- Directed by: David Fairman
- Written by: Wayne Kinsey and Ivan Levine
- Starring: Jeff Fahey; Bruce Payne; Jon-Paul Gates; Kim Thomson;
- Release date: 2007;
- Running time: 102 min.
- Country: United Kingdom
- Language: English

= Messages (film) =

2007 British film starring Jeff Fahey and Bruce Payne

Messages is a 2007 British film written by Wayne Kinsey and Ivan Levine, directed by David Fairman and starring Jeff Fahey and Bruce Payne.

==Plot==
The film is set in England where an American pathologist Dr. Richard Murray is grieving for his late wife Carol who died in a car crash a few months previously. Murray's grief is accentuated by the guilt that he feels as he was having an affair with another woman prior to Carol's death. As a consequence, Murray has started drinking large amounts of whiskey and is having blackouts, forgetting what has transpired in his previous drinking sessions.

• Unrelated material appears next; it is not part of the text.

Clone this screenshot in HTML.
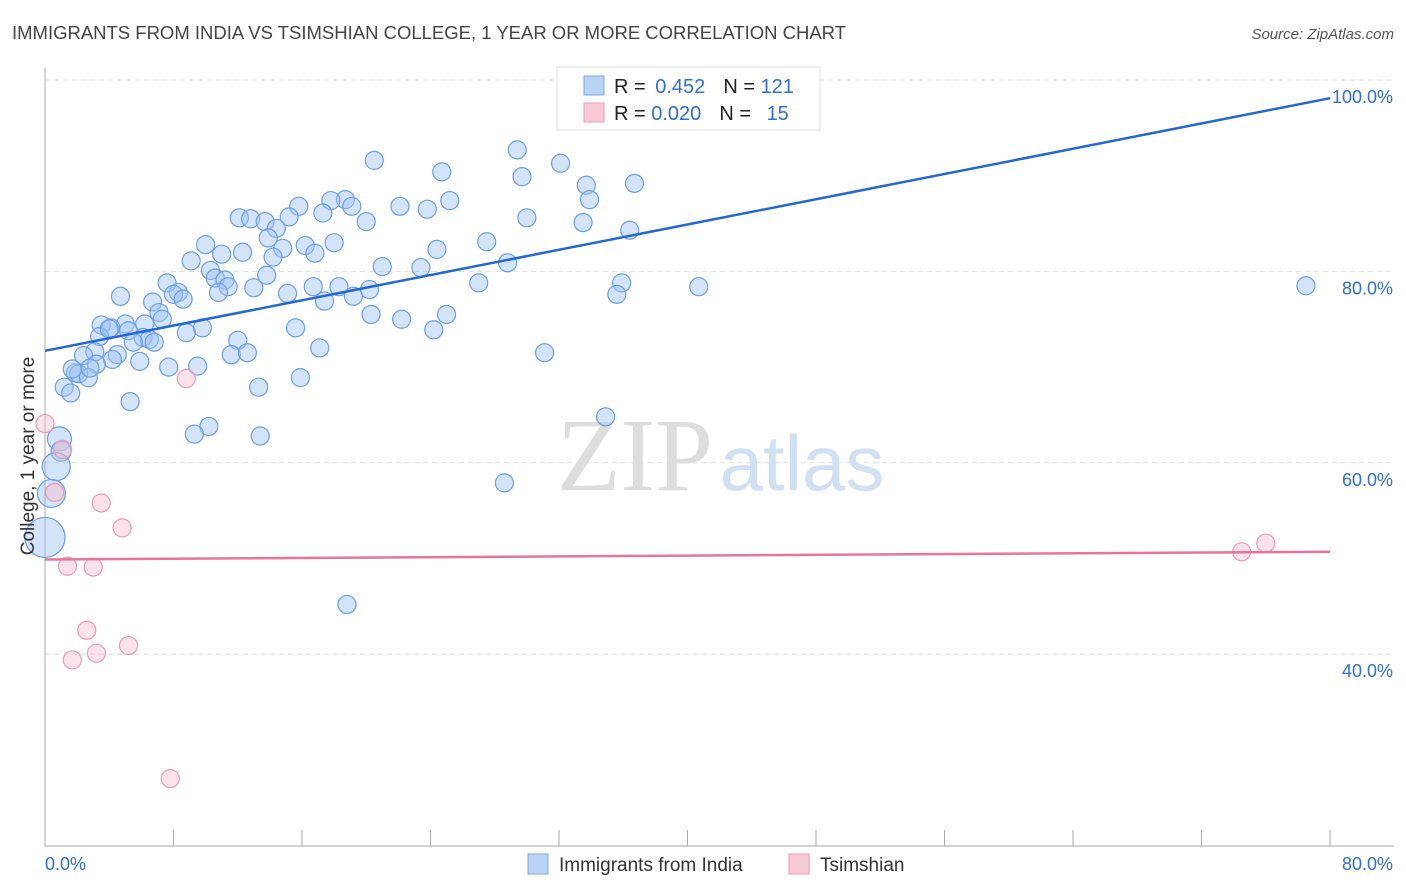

Murray begins to receive messages on his computer which he believes to be clues to his wife's death. When he realises that in the same area a serial killer is attacking women he begins to suspect himself of the murders and of the murder of his wife.

==Cast==
- Jeff Fahey as Dr. Richard Murray
- Kim Thomson as Frances Beale
- Jon-Paul Gates as Father Randall
- Martin Kove as DCI Collins
- Bruce Payne as Dr. Robert Golding
- Chris Wilson as Police Officer
- Geraldine Alexander as Carol
- Eileen Daly as Denise
- Samia Rida as Julie French

==Reception==
The film received mixed reviews. A reviewer for British Film magazine described the film as "exuberantly acted" and a reviewer Cinemas Online stated that it contained "some mesmerizing performances". In contrast, Mark Kermode described the film as "an abysmal serial-killer thriller" with a "clodhopping script". Peter Bradshaw stated that "if you've a soft spot for a certain British kind of retro-Hammer silliness there's some enjoyment to be had here". Jamie Russell described the film as a "catalogue of crimes against horror cinema". In Jennie Kermode's view "if you like serial killer movies, Messages may not have the tightest story but it does deliver on gore" and "if you like ghost stories, it does a fairly good job".